Information provided
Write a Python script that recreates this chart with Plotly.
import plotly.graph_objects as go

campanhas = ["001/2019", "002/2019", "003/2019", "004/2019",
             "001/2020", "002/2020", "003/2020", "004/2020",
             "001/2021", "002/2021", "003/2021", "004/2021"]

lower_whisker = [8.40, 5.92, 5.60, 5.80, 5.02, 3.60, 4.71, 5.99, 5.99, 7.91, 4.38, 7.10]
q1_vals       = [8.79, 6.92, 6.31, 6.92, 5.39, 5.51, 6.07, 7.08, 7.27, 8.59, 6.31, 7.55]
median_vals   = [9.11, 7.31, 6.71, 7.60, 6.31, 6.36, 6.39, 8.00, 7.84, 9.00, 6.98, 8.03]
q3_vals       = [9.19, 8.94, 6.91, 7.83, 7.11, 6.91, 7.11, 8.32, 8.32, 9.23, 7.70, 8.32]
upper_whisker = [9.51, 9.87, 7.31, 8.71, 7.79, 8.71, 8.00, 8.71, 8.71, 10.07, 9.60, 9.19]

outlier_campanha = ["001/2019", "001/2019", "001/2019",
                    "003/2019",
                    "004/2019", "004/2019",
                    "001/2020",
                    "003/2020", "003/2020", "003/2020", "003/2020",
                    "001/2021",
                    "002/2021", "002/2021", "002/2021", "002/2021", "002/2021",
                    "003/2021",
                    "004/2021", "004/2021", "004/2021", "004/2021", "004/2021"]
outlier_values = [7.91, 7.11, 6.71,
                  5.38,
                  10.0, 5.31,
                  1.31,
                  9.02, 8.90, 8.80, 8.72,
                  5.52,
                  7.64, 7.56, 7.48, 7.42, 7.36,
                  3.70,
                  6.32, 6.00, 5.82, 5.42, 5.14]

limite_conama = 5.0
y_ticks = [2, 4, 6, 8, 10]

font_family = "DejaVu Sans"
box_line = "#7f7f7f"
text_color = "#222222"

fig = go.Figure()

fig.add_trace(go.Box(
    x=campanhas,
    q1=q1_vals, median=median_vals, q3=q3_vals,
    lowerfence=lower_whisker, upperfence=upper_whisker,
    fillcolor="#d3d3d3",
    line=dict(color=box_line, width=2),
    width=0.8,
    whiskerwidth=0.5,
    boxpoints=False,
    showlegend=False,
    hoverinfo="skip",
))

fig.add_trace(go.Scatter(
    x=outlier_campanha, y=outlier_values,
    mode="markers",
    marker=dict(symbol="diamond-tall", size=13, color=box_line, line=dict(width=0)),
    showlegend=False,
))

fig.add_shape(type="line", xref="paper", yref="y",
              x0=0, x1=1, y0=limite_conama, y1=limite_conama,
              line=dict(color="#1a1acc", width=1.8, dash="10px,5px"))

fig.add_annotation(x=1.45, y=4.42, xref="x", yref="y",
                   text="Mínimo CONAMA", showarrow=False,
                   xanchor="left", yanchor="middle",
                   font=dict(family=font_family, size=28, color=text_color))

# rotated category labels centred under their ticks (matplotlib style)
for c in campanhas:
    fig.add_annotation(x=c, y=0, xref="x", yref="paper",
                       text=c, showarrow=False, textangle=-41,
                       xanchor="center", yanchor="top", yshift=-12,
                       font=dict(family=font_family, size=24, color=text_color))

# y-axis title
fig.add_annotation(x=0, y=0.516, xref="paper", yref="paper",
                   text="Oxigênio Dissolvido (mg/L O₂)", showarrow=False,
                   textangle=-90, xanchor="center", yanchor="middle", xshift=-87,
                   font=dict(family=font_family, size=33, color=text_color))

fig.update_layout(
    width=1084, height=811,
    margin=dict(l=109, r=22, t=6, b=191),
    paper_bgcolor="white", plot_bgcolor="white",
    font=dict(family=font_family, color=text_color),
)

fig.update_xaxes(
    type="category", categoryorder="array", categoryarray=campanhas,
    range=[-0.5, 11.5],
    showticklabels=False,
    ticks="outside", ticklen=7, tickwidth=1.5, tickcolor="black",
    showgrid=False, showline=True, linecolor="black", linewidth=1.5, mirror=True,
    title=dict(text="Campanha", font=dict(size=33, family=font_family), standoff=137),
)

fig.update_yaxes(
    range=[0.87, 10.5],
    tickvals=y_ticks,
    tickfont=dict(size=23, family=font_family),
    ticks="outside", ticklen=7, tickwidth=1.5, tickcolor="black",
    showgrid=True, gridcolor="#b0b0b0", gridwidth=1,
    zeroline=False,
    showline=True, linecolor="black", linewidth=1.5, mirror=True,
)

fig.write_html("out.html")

Task to carry out
Write out all the lines again, exactly as they are.

Reply to the task
Write a Python script that recreates this chart with Plotly.
import plotly.graph_objects as go

campanhas = ["001/2019", "002/2019", "003/2019", "004/2019",
             "001/2020", "002/2020", "003/2020", "004/2020",
             "001/2021", "002/2021", "003/2021", "004/2021"]

lower_whisker = [8.40, 5.92, 5.60, 5.80, 5.02, 3.60, 4.71, 5.99, 5.99, 7.91, 4.38, 7.10]
q1_vals       = [8.79, 6.92, 6.31, 6.92, 5.39, 5.51, 6.07, 7.08, 7.27, 8.59, 6.31, 7.55]
median_vals   = [9.11, 7.31, 6.71, 7.60, 6.31, 6.36, 6.39, 8.00, 7.84, 9.00, 6.98, 8.03]
q3_vals       = [9.19, 8.94, 6.91, 7.83, 7.11, 6.91, 7.11, 8.32, 8.32, 9.23, 7.70, 8.32]
upper_whisker = [9.51, 9.87, 7.31, 8.71, 7.79, 8.71, 8.00, 8.71, 8.71, 10.07, 9.60, 9.19]

outlier_campanha = ["001/2019", "001/2019", "001/2019",
                    "003/2019",
                    "004/2019", "004/2019",
                    "001/2020",
                    "003/2020", "003/2020", "003/2020", "003/2020",
                    "001/2021",
                    "002/2021", "002/2021", "002/2021", "002/2021", "002/2021",
                    "003/2021",
                    "004/2021", "004/2021", "004/2021", "004/2021", "004/2021"]
outlier_values = [7.91, 7.11, 6.71,
                  5.38,
                  10.0, 5.31,
                  1.31,
                  9.02, 8.90, 8.80, 8.72,
                  5.52,
                  7.64, 7.56, 7.48, 7.42, 7.36,
                  3.70,
                  6.32, 6.00, 5.82, 5.42, 5.14]

limite_conama = 5.0
y_ticks = [2, 4, 6, 8, 10]

font_family = "DejaVu Sans"
box_line = "#7f7f7f"
text_color = "#222222"

fig = go.Figure()

fig.add_trace(go.Box(
    x=campanhas,
    q1=q1_vals, median=median_vals, q3=q3_vals,
    lowerfence=lower_whisker, upperfence=upper_whisker,
    fillcolor="#d3d3d3",
    line=dict(color=box_line, width=2),
    width=0.8,
    whiskerwidth=0.5,
    boxpoints=False,
    showlegend=False,
    hoverinfo="skip",
))

fig.add_trace(go.Scatter(
    x=outlier_campanha, y=outlier_values,
    mode="markers",
    marker=dict(symbol="diamond-tall", size=13, color=box_line, line=dict(width=0)),
    showlegend=False,
))

fig.add_shape(type="line", xref="paper", yref="y",
              x0=0, x1=1, y0=limite_conama, y1=limite_conama,
              line=dict(color="#1a1acc", width=1.8, dash="10px,5px"))

fig.add_annotation(x=1.45, y=4.42, xref="x", yref="y",
                   text="Mínimo CONAMA", showarrow=False,
                   xanchor="left", yanchor="middle",
                   font=dict(family=font_family, size=28, color=text_color))

# rotated category labels centred under their ticks (matplotlib style)
for c in campanhas:
    fig.add_annotation(x=c, y=0, xref="x", yref="paper",
                       text=c, showarrow=False, textangle=-41,
                       xanchor="center", yanchor="top", yshift=-12,
                       font=dict(family=font_family, size=24, color=text_color))

# y-axis title
fig.add_annotation(x=0, y=0.516, xref="paper", yref="paper",
                   text="Oxigênio Dissolvido (mg/L O₂)", showarrow=False,
                   textangle=-90, xanchor="center", yanchor="middle", xshift=-87,
                   font=dict(family=font_family, size=33, color=text_color))

fig.update_layout(
    width=1084, height=811,
    margin=dict(l=109, r=22, t=6, b=191),
    paper_bgcolor="white", plot_bgcolor="white",
    font=dict(family=font_family, color=text_color),
)

fig.update_xaxes(
    type="category", categoryorder="array", categoryarray=campanhas,
    range=[-0.5, 11.5],
    showticklabels=False,
    ticks="outside", ticklen=7, tickwidth=1.5, tickcolor="black",
    showgrid=False, showline=True, linecolor="black", linewidth=1.5, mirror=True,
    title=dict(text="Campanha", font=dict(size=33, family=font_family), standoff=137),
)

fig.update_yaxes(
    range=[0.87, 10.5],
    tickvals=y_ticks,
    tickfont=dict(size=23, family=font_family),
    ticks="outside", ticklen=7, tickwidth=1.5, tickcolor="black",
    showgrid=True, gridcolor="#b0b0b0", gridwidth=1,
    zeroline=False,
    showline=True, linecolor="black", linewidth=1.5, mirror=True,
)

fig.write_html("out.html")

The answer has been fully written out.